YOU guys asked for a reptile show in Wales, others tried and failed, YOU guys supported us and it’s YOU reptile keepers that we are doing it for. We have nearly sold every single table and things have filled up even quicker than our previous shows which is making this look like it’s going to be a very big and very good show. Why not come down and support us and show the anti’s they can’t mess with us

Due to safety reasons and on the advice of Chris Newman We will not publicly name the venue until 5.30 pm on Friday 12th April.*



Jay


----------



## Kelfezond (Nov 20, 2010)

I'll be going! :-D

Sent from my LT26i using Tapatalk 2


----------



## heathster (Jan 24, 2013)

Crablet said:


> Will anyone be going from London? Could do with a lift!


If you can make it as far as swindon i will have two spare seats in my car

Adam

Sent From My Galaxy S3 Using Tapatalk 2
My Bio Thread - http://www.astraownersclub.com/vb/showthread.php?p=3310226#post3310226
Feedback Thread - http://www.astraownersclub.com/vb/showthread.php?t=388641


----------



## heathster (Jan 24, 2013)

Is there parking at the new venue?


----------



## Metal Benji (Oct 18, 2009)

I will be attending and will have a number of baby Yemen chameleons for sale as well as a small number of corn snakes and some Hyloxalus azurieventris and Epipidobates anthonyi for sale


----------



## Ashtonsmum (Aug 14, 2008)

we want to go but no idea until friday how far the expo will be from the train station in newport :/ Hopefully not too far!


----------



## Celtic Exotics (Jul 7, 2012)

we are going hoping to get a dwarf retic or a bredli/and/or carpet morph


----------



## graham40 (Dec 19, 2011)

im hoping on going but depends on the boss lol


----------



## fizavi (Apr 6, 2010)

i'm going, have a table booked, pretty excited first show selling my magnetic ledges.


----------



## heathster (Jan 24, 2013)

Can anyone give me a rough location so i know where im going to be going? Need to plan ahead, and will there be parking available?

Adam


----------



## Spikebrit (Oct 23, 2006)

heathster said:


> Can anyone give me a rough location so i know where im going to be going? Need to plan ahead, and will there be parking available?
> 
> Adam


There is good parking near by, though i havn't visited the renue personally. Don't worry about it we have the best interests of visitors in mind. The venue is nice, and the show is going to be great. 

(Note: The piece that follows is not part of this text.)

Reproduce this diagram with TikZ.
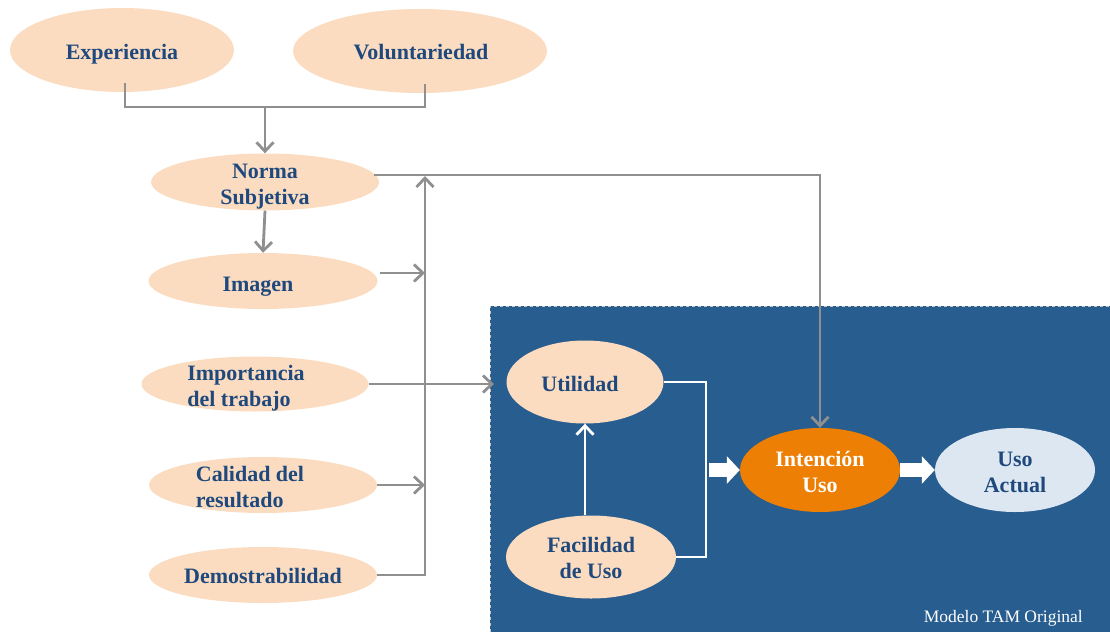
\documentclass[tikz,border=0pt]{standalone}
\usepackage{fontspec}
\setmainfont{Liberation Serif}
\usetikzlibrary{arrows.meta,shapes.geometric,calc}
\definecolor{peach}{HTML}{FBDCC0}
\definecolor{navy}{HTML}{1F497D}
\definecolor{boxblue}{HTML}{285D8F}
\definecolor{orangeN}{HTML}{EC7F04}
\definecolor{lightN}{HTML}{DDE7F2}
\definecolor{lgray}{HTML}{8F8F8F}
\begin{document}
\begin{tikzpicture}[x=1pt,y=-1pt,
  oval/.style={ellipse, fill=peach, draw=none, inner sep=0pt},
  txt/.style={font=\fontsize{22}{26}\selectfont\bfseries, text=navy, align=center, inner sep=0pt, anchor=base},
  gline/.style={draw=lgray, line width=2.8pt},
  garrow/.style={gline, -{Straight Barb[length=9pt,width=17pt,line width=2.8pt]}},
  wline/.style={draw=white, line width=2.8pt},
  warrow/.style={wline, -{Straight Barb[length=9pt,width=17pt,line width=2.8pt]}},
  bigarrow/.style={draw=white, line width=14pt, -{Triangle[length=13pt,width=27pt]}}
]
\useasboundingbox (0,0) rectangle (1110,632);
% blue panel
\fill[boxblue] (490,306) rectangle (1110,632);
\draw[dashed, draw=gray!45, line width=1pt] (490,632) -- (490,306) -- (1110,306);

% ellipses
\node[oval, minimum width=224pt, minimum height=84pt] (exp) at (122,50) {};
\node[oval, minimum width=254pt, minimum height=84pt] (vol) at (420,51) {};
\node[oval, minimum width=228pt, minimum height=57pt] (norm) at (265,182) {};
\node[oval, minimum width=229pt, minimum height=56pt] (img) at (263,281) {};
\node[oval, minimum width=227pt, minimum height=55pt] (imp) at (255,384) {};
\node[oval, minimum width=228pt, minimum height=56pt] (cal) at (263,485) {};
\node[oval, minimum width=228pt, minimum height=56pt] (dem) at (263,575) {};
\node[oval, minimum width=157pt, minimum height=83pt] (util) at (585,382) {};
\node[oval, minimum width=170pt, minimum height=83pt] (fac) at (591,557) {};
\node[ellipse, fill=orangeN, inner sep=0pt, minimum width=160pt, minimum height=84pt] (int) at (820,470) {};
\node[ellipse, fill=lightN, inner sep=0pt, minimum width=160pt, minimum height=84pt] (act) at (1015,470) {};

% texts (anchor base = last line baseline)
\node[txt] (expt) at (122,59) {Experiencia};
\node[txt] (volt) at (421,59) {Voluntariedad};
\node[txt] (normt) at (265,204) {Norma\\Subjetiva};
\node[txt] (imgt) at (258,291) {Imagen};
\node[txt, align=left] (impt) at (246,406) {Importancia\\del trabajo};
\node[txt, align=left] (calt) at (250,507) {Calidad del\\resultado};
\node[txt] (demt) at (263,583) {Demostrabilidad};
\node[txt] (utilt) at (580,391) {Utilidad};
\node[txt] (fact) at (591,578) {Facilidad\\de Uso};
\node[txt, text=white] (intt) at (820,492) {Intención\\Uso};
\node[txt] (actt) at (1015,492) {Uso\\Actual};
\node[anchor=base east, inner sep=0pt, font=\fontsize{17.5}{20}\selectfont, text=white] (cap) at (1083,622) {Modelo TAM Original};

% coordinates
\coordinate (j) at (265,107);
\coordinate (top) at (425,176);
\coordinate (uin) at (494,384);
\coordinate (brk) at (706,470);

% gray connectors
\draw[gline] ($(exp.south)+(3,-9)$) |- (j) -| ($(vol.south)+(5,-9)$);
\draw[garrow] (j) -- (norm.north);
\draw[garrow] (norm.south) -- (img.north);
\draw[garrow] ($(norm.east)+(-5,-7)$) -| (int.north);
\draw[garrow] (dem.east) -| (top);
\draw[garrow] ($(img.east)+(2,-8)$) -- ($(img.east -| top)+(0,-8)$);
\draw[garrow] (cal.east) -- (cal.east -| top);
\draw[garrow] (imp.east) -- (uin);

% white connectors
\draw[warrow] (fac.north -| util.south) -- (util.south);
\draw[wline] (util.east) -| (brk) |- (fac.east);
\draw[bigarrow] ($(brk)+(3,0)$) -- (int.west);
\draw[bigarrow] (int.east) -- (act.west);
\end{tikzpicture}
\end{document}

we will release the venue on friday

Jay


----------



## heathster (Jan 24, 2013)

Thank you

Sent from my GT-I9300 using Tapatalk 2


----------



## marcroberts (Apr 29, 2011)

byglady said:


> We hope to be attending and will be bringing a selection of Leopard Geckos, Chinese Cave Geckos, Corn Snakes and Steppes Runners.
> 
> You can see some of the animals we will be bringing on our website Big Yellow Gecko
> 
> ...


will you be taking any blizzards along this sundat?? 

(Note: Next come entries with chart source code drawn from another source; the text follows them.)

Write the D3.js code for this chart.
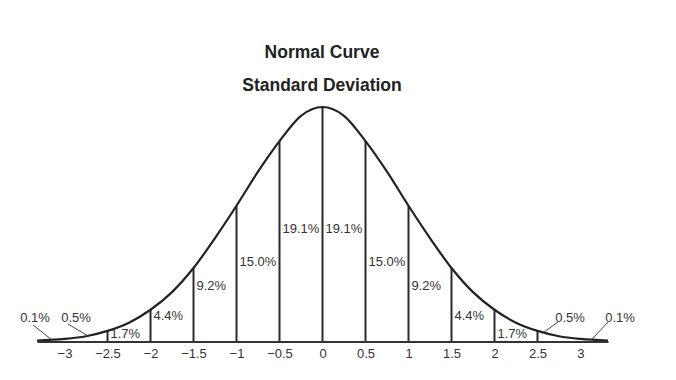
<!DOCTYPE html>
<html>
<head>
<meta charset="utf-8">
<script src="https://cdn.jsdelivr.net/npm/d3@7"></script>
<style>
  html, body { margin: 0; padding: 0; background: #fff; }
  svg { display: block; }
  text { font-family: "Liberation Sans", Arial, Helvetica, sans-serif; fill: #333; }
</style>
</head>
<body>
<svg id="chart" width="676" height="380"></svg>
<script>
// ---- data ----
const titleLines = ["Normal Curve", "Standard Deviation"];
const tickValues = [-3, -2.5, -2, -1.5, -1, -0.5, 0, 0.5, 1, 1.5, 2, 2.5, 3];
const tickLabels = ["\u22123", "\u22122.5", "\u22122", "\u22121.5", "\u22121", "\u22120.5", "0", "0.5", "1", "1.5", "2", "2.5", "3"];
// curve (x in standard deviations, height in density units)
const curveX = [-3.32, -3, -2.75, -2.5, -2.25, -2, -1.75, -1.5, -1.25, -1, -0.75, -0.5, -0.25, 0,
                0.25, 0.5, 0.75, 1, 1.25, 1.5, 1.75, 2, 2.25, 2.5, 2.75, 3, 3.32];
const curveY = [0.0016, 0.0044, 0.009, 0.018, 0.032, 0.054, 0.084, 0.125, 0.176, 0.231, 0.289, 0.341, 0.384, 0.399,
                0.384, 0.341, 0.289, 0.231, 0.176, 0.125, 0.084, 0.054, 0.032, 0.018, 0.009, 0.0044, 0.0016];
const dividers = [-2.5, -2, -1.5, -1, -0.5, 0, 0.5, 1, 1.5, 2, 2.5];
const bandLabels = ["1.7%", "4.4%", "9.2%", "15.0%", "19.1%", "19.1%", "15.0%", "9.2%", "4.4%", "1.7%"];
const tailLabels = ["0.1%", "0.5%", "0.5%", "0.1%"];

// ---- layout ----
const W = 676, H = 380;
const baseY = 341.5, peakY = 107;
const bandLabelRise = [8, 26, 56, 80, 113, 113, 80, 56, 26, 8]; // px above baseline (label centre)
const tailLayout = [
  { tx: 35,  ty: 317, x1: 33,  y1: 325, target: -3.15 },
  { tx: 76,  ty: 317, x1: 68,  y1: 324, target: -2.73 },
  { tx: 570, ty: 317, x1: 558, y1: 322, target: 2.57 },
  { tx: 620, ty: 317, x1: 608, y1: 322, target: 3.13 }
];

const svg = d3.select("#chart");
const x = d3.scaleLinear().domain([-3.32, 3.32]).range([37, 608]);
const y = d3.scaleLinear().domain([0, 0.399]).range([baseY, peakY]);

const pts = curveX.map((v, i) => [v, curveY[i]]);
const densityAt = v => {
  const i = curveX.findIndex(c => Math.abs(c - v) < 1e-9);
  if (i >= 0) return curveY[i];
  // for leader targets: use neighbouring read points
  const j = d3.bisectLeft(curveX, v);
  const x0 = curveX[j - 1], x1 = curveX[j];
  const t = (v - x0) / (x1 - x0);
  return curveY[j - 1] * (1 - t) + curveY[j] * t;
};

// title
svg.selectAll("text.title").data(titleLines).join("text")
  .attr("class", "title")
  .attr("x", 322).attr("y", (d, i) => 58 + i * 33)
  .attr("text-anchor", "middle")
  .style("font-size", "17.5px").style("font-weight", "bold").style("fill", "#222")
  .text(d => d);

// dividers
svg.selectAll("line.div").data(dividers).join("line")
  .attr("class", "div")
  .attr("x1", d => x(d)).attr("x2", d => x(d))
  .attr("y1", baseY).attr("y2", d => y(densityAt(d)))
  .attr("stroke", "#2a2a2a").attr("stroke-width", 2);

// curve
svg.append("path").datum(pts)
  .attr("d", d3.line().x(d => x(d[0])).y(d => y(d[1])).curve(d3.curveMonotoneX))
  .attr("fill", "none").attr("stroke", "#222").attr("stroke-width", 2.2);

// axis
const axis = d3.axisBottom(x).tickValues(tickValues)
  .tickFormat((d, i) => tickLabels[i]).tickSize(0).tickSizeOuter(0).tickPadding(7);
const gAxis = svg.append("g").attr("transform", `translate(0,${baseY})`).call(axis);
gAxis.select(".domain").attr("stroke", "#333").attr("stroke-width", 2.2);
gAxis.selectAll("text").style("font-size", "13px").style("fill", "#333")
  .style("font-family", "'Liberation Sans', Arial, sans-serif");

// band labels
svg.selectAll("text.band").data(bandLabels).join("text")
  .attr("class", "band")
  .attr("x", (d, i) => x(dividers[i]) + 3)
  .attr("y", (d, i) => baseY - bandLabelRise[i])
  .attr("dy", "0.36em")
  .style("font-size", "13px")
  .text(d => d);

// tail labels and leaders
svg.selectAll("line.leader").data(tailLabels).join("line")
  .attr("class", "leader")
  .attr("x1", (d, i) => tailLayout[i].x1).attr("y1", (d, i) => tailLayout[i].y1)
  .attr("x2", (d, i) => x(tailLayout[i].target))
  .attr("y2", (d, i) => y(densityAt(tailLayout[i].target)))
  .attr("stroke", "#444").attr("stroke-width", 1);
svg.selectAll("text.tail").data(tailLabels).join("text")
  .attr("class", "tail")
  .attr("x", (d, i) => tailLayout[i].tx).attr("y", (d, i) => tailLayout[i].ty)
  .attr("dy", "0.36em").attr("text-anchor", "middle")
  .style("font-size", "13px")
  .text(d => d);
</script>
</body>
</html>
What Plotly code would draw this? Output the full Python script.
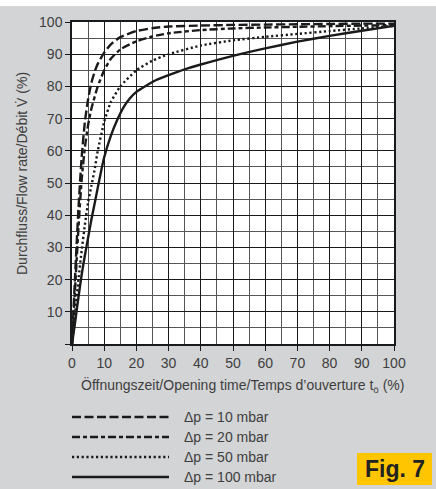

_Posted from Reptileforums.co.uk App for Android_


----------



## ambi16 (Oct 29, 2011)

We will be there with nosey be and ambilobe panther chams, our last show so bargains to be had.


----------



## rickpellen (Nov 21, 2008)

i will be attending

and i will be selling...............

FWCs
Fattails Geckos
cornsnakes
some jacksons chameleon babies
and a couple of odd random colubrids


----------



## SilverSky (Oct 2, 2010)

What's the best time to get there going to be guys?


----------



## LovLight (Apr 14, 2012)

ukgeckos said:


> I'm searching for eyed lizards and euro green toads so hoping some will be at the show


Not sure if they are attending the show or not as I've not been down there much of late, but I'm pretty sure Reptile Cymru in Cardiff has eyed lizards at the mo if you strike out at S.W.A.R.E 
Sent from my GT-I8190 using Tapatalk 2


----------



## ukgeckos (Apr 11, 2007)

Thanks I've spoke to them and ill be popping in after the show before going home
Thanks


----------



## LovLight (Apr 14, 2012)

ukgeckos said:


> Thanks I've spoke to them and ill be popping in after the show before going home
> Thanks


That's great, glad I could help. They are one of the 'good guys' where shops are concerned and always been very helpful with me. 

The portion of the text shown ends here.